New cell cycle compartments identified by multiparameter flow cytometry.

Abstract

AbstractSimultaneous measurements of cellular DNA and RNA as well as estimates of the sensitivity of DNA in situ to denaturation by acid (which correlates with the degree of chromatin condensation) and cell ability to incorporate 5‐bromodeoxyuridine (BUdR), performed on over 40 different cell systems enabled us to subclassify cells into 12 functionally distinct cell cycle compartments. Quiescent cells had low RNA values, DNA very sensitive to denaturation, and they did not incorporate BUdR. Although in most cell systems they had 2C DNA content (G1Q), quiescent cells with higher DNA values (SQ and G2Q) were also seen.
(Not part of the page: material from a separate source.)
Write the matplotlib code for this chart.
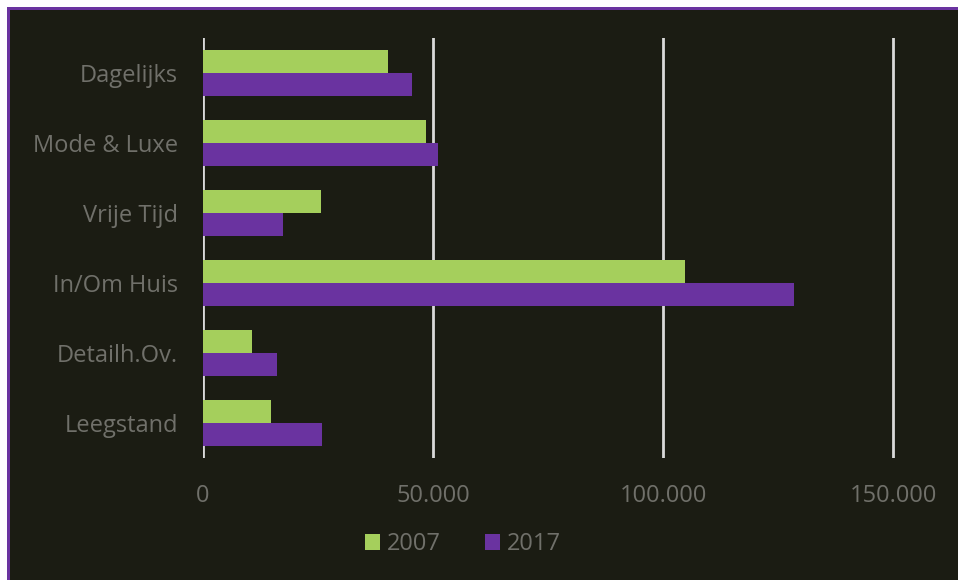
import matplotlib.pyplot as plt
from matplotlib.patches import Rectangle
from matplotlib.ticker import FuncFormatter
import numpy as np

categories = ['Dagelijks', 'Mode & Luxe', 'Vrije Tijd', 'In/Om Huis', 'Detailh.Ov.', 'Leegstand']
values_2007 = [40200, 48500, 25600, 104800, 10600, 14800]
values_2017 = [45400, 51100, 17400, 128500, 16100, 25900]
series_labels = ['2007', '2017']

BG = '#1b1c13'
GREEN = '#a5cf5c'
PURPLE = '#6a33a0'
TEXT = '#70706a'

plt.rcParams['font.family'] = ['Open Sans', 'DejaVu Sans']

W, H = 958, 580
fig = plt.figure(figsize=(W / 100, H / 100), dpi=100, facecolor=BG)

# white strip on the left and top edges with a purple frame line
fig.patches.append(Rectangle((0, 0), 7 / W, 1, transform=fig.transFigure,
                             facecolor='white', edgecolor='none', zorder=0))
fig.patches.append(Rectangle((0, 1 - 7 / H), 1, 7 / H, transform=fig.transFigure,
                             facecolor='white', edgecolor='none', zorder=0))
fig.patches.append(Rectangle((7 / W, 0), 2.5 / W, 1 - 7 / H, transform=fig.transFigure,
                             facecolor=PURPLE, edgecolor='none', zorder=1))
fig.patches.append(Rectangle((7 / W, 1 - 9.5 / H), 1, 2.5 / H, transform=fig.transFigure,
                             facecolor=PURPLE, edgecolor='none', zorder=1))

ax = fig.add_axes([203 / W, (H - 458) / H, (939 - 203) / W, 420 / H])
ax.set_facecolor(BG)

y = np.arange(len(categories))
h = 0.33
ax.barh(y - h / 2, values_2007, height=h, color=GREEN, label=series_labels[0], zorder=3)
ax.barh(y + h / 2, values_2017, height=h, color=PURPLE, label=series_labels[1], zorder=3)

ax.set_ylim(len(categories) - 0.5, -0.5)
ax.set_xlim(0, 160000)
ax.set_xticks([0, 50000, 100000, 150000])
ax.xaxis.set_major_formatter(FuncFormatter(lambda v, p: f'{int(v):,}'.replace(',', '.')))
ax.set_yticks(y)
ax.set_yticklabels(categories)
ax.grid(axis='x', color='#d9d9d9', linewidth=2, zorder=1)
for s in ax.spines.values():
    s.set_visible(False)
ax.tick_params(axis='both', length=0, colors=TEXT, labelsize=17)
ax.tick_params(axis='x', pad=19)
ax.tick_params(axis='y', pad=18)

leg = fig.legend(loc='center', bbox_to_anchor=(463 / W, 1 - 544 / H), ncol=2,
                 frameon=False, fontsize=17, handlelength=0.65, handleheight=0.65,
                 handletextpad=0.3, columnspacing=1.85)
for t in leg.get_texts():
    t.set_color(TEXT)

fig.savefig('out.png', dpi=100, facecolor=BG)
The G1 phase of exponentially growing cells had two distinct compartments, A and B. G1 cells entered S phase only from the B compartment. An increase in RNA and a decrease in the sensitivity of DNA to acid denaturation beyond a specific level characterized the transition of cells from the A to B compartments. Since the G1A to G1B transition was not linear but exponential, it may be assumed that a non‐deterministic event triggering cell progression into the cycle resides within G1A. Under adverse growth conditions the probability of a G1A to G1B transition decreased. Cells In G2 had DNA more sensitive to acid denaturation than S or G1 phase cells. Mitotic cells had the most condensed chromatin and their RNA content was twice that of G1A cells. Differentiated cells were characterized by 2C DNA (G1D) but, depending on the cell type, had varying RNA content and different degrees of chromatin condensation. A hitherto undescribed category of cells undergoing transition from quiescence to the cycle (or vice versa) was distinguished based on their intermediate values of RNA, sensitivity of DNA to acid denaturation and inability to incorporate BUdR at the rate characteristic for S cells. Depending on their DNA content (C) at the time of transition these cells could be classified as G1T (2C), ST (4>C>2) or G2T (4C).